En réalité, on trouve plutôt de nos jours une sorte de cléricalisme médiatique dans une pratique lobbyiste qui se plaît à rendre publics certains actes délictueux commis au sein de l’Église, sans qu’ils soient pour autant vérifiés. Ici, nous sommes devant un problème plus sérieux qu’on ne voudrait l’admettre et il faudra plus que cet article pour en exposer les structures.

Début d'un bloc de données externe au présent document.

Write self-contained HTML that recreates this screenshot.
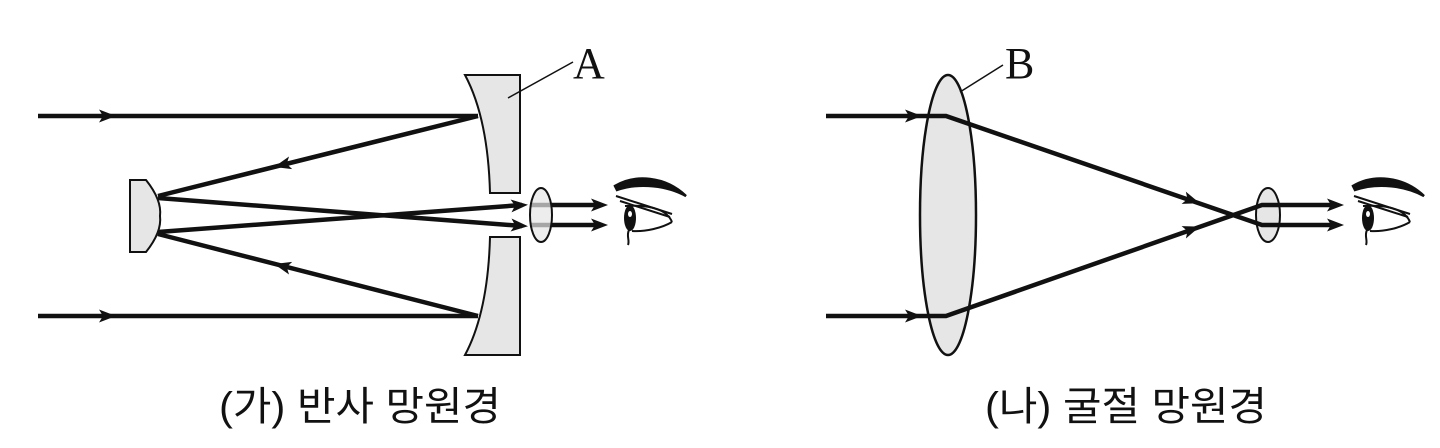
<!DOCTYPE html>
<html><head><meta charset="utf-8"><style>
html,body{margin:0;padding:0;background:#fff;}
svg{display:block;}
</style></head><body>
<svg width="1440" height="448" viewBox="0 0 1440 448" xmlns="http://www.w3.org/2000/svg">
<defs>
<g id="eye">
<path d="M615,186 C635,174 665,176 686,196 C668,186 640,182 617,190 Z" fill="#111" stroke="#111" stroke-width="2.5"/>
<path d="M616,196 L672,214 M620,201 L670,217" stroke="#111" stroke-width="2" fill="none"/>
<path d="M625,206 C655,204 668,212 672,222" stroke="#111" stroke-width="2" fill="none"/>
<ellipse cx="630" cy="218" rx="6" ry="13" fill="#111"/>
<ellipse cx="630" cy="214" rx="2" ry="3" fill="#fff"/>
<path d="M632,231 C645,232 662,228 672,222" stroke="#111" stroke-width="2" fill="none"/>
<path d="M629,230 C626,236 630,240 628,245" stroke="#111" stroke-width="2" fill="none"/>
</g>
<g id="ah"><path d="M-13,-6.5 L4,0 L-13,6.5 L-9,0 Z" fill="#111"/></g>
</defs>
<g stroke="#111" stroke-width="4.5" fill="none">
<line x1="38" y1="116" x2="478" y2="116"/>
<line x1="38" y1="316" x2="478" y2="316"/>
<line x1="478" y1="116" x2="158" y2="196"/>
<line x1="478" y1="316" x2="158" y2="234"/>
<line x1="158" y1="198" x2="522" y2="226"/>
<line x1="158" y1="232" x2="522" y2="205"/>
<line x1="530" y1="205" x2="598" y2="205"/>
<line x1="530" y1="225" x2="598" y2="225"/>
</g>
<g fill="#111">
<use href="#ah" transform="translate(112,116)"/>
<use href="#ah" transform="translate(112,316)"/>
<use href="#ah" transform="translate(278,166) rotate(166)"/>
<use href="#ah" transform="translate(278,265) rotate(194)"/>
<use href="#ah" transform="translate(524,226) rotate(4.4)"/>
<use href="#ah" transform="translate(524,205) rotate(-4.2)"/>
<use href="#ah" transform="translate(604,205)"/>
<use href="#ah" transform="translate(604,225)"/>
</g>
<g fill="#e6e6e6" stroke="#111" stroke-width="2">
<path d="M465,75 L520,75 L520,193 L490,193 Q488,118 465,75 Z"/>
<path d="M490,237 L520,237 L520,355 L465,355 Q488,312 490,237 Z"/>
<path d="M130,180 L146,180 Q162,200 160,216 Q162,232 146,252 L130,252 Z"/>
<ellipse cx="541" cy="215" rx="11" ry="27" fill-opacity="0.7"/>
</g>
<line x1="508" y1="98" x2="573" y2="62" stroke="#111" stroke-width="1.5"/>
<text x="573" y="78" font-family="Liberation Serif, serif" font-size="44" fill="#111">A</text>
<use href="#eye"/>

<ellipse cx="948" cy="215" rx="28" ry="140" fill="#e6e6e6" stroke="#111" stroke-width="2.5"/>
<ellipse cx="1268" cy="215" rx="12" ry="27" fill="#e6e6e6" stroke="#111" stroke-width="2"/>
<g stroke="#111" stroke-width="4.5" fill="none">
<polyline points="826,116 946,116 1262,225 1334,225"/>
<polyline points="826,316 946,316 1262,205 1334,205"/>
</g>
<g fill="#111">
<use href="#ah" transform="translate(918,116)"/>
<use href="#ah" transform="translate(918,316)"/>
<use href="#ah" transform="translate(1196,202) rotate(19)"/>
<use href="#ah" transform="translate(1196,228) rotate(-19.4)"/>
<use href="#ah" transform="translate(1340,205)"/>
<use href="#ah" transform="translate(1340,225)"/>
</g>
<line x1="960" y1="92" x2="1003" y2="65" stroke="#111" stroke-width="1.5"/>
<text x="1005" y="78" font-family="Liberation Serif, serif" font-size="44" fill="#111">B</text>
<use href="#eye" transform="translate(738,0)"/>

<text x="360" y="420" text-anchor="middle" font-family="Liberation Sans, 'Noto Sans CJK KR', sans-serif" font-size="40" fill="#111" textLength="282" lengthAdjust="spacingAndGlyphs">(가) 반사 망원경</text>
<text x="1126" y="420" text-anchor="middle" font-family="Liberation Sans, 'Noto Sans CJK KR', sans-serif" font-size="40" fill="#111" textLength="282" lengthAdjust="spacingAndGlyphs">(나) 굴절 망원경</text>
</svg>
</body></html>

Dans la mesure où les actes commis sont des délits selon le Code pénal, qui dépend des pouvoir législatif et judiciaire de notre société civile de même que notre législation pénale canonique, ces délits sont pour l’Église des péchés qui relèvent du for interne. S’ils sont des délits, l’imputation relève du for externe. En ce cas, il faut attendre de savoir si l’accusé est coupable ou non et, si c’est le cas, que justice soit faite. Or, ce travail légitime ne s’étale pas sur la place publique. Personne ne peut revendiquer le droit d’être mis au courant des actes peccamineux incriminés d’un clerc. Si, dans la société civile, chaque citoyen peut savoir comment la justice agit dans son propre pays, dont il choisit les gouvernants et, par les impôts, paie le salaire, cette possibilité ne se conçoit pas de la même manière dans l’Église. Même si les fidèles aident matériellement l’Église par le denier du culte, cela ne leur donne aucun droit à faire des ministres ordonnés – prêtres ou évêques – des fonctionnaires à leur service.

Que l’évêque n’ait pas pris soin de respecter le droit en «couvrant» des prêtres (ou des évêques) de ces méfaits non vérifiés ou même les ai soustraits à la justice pénale de notre société civile, cela a existé dans un contexte différent de celui d’aujourd’hui. Mais aujourd’hui, cela est en voie de disparition dans l’Église catholique. Ce n’est cependant pas une raison pour que la vindicte populaire orchestrée par les médias s’acharne sur certains clercs connus au détriment de la vérité, jusqu’à une déchéance sociale tellement réclamée par certaines associations de victimes. La présomption d’innocence est systématiquement bafouée.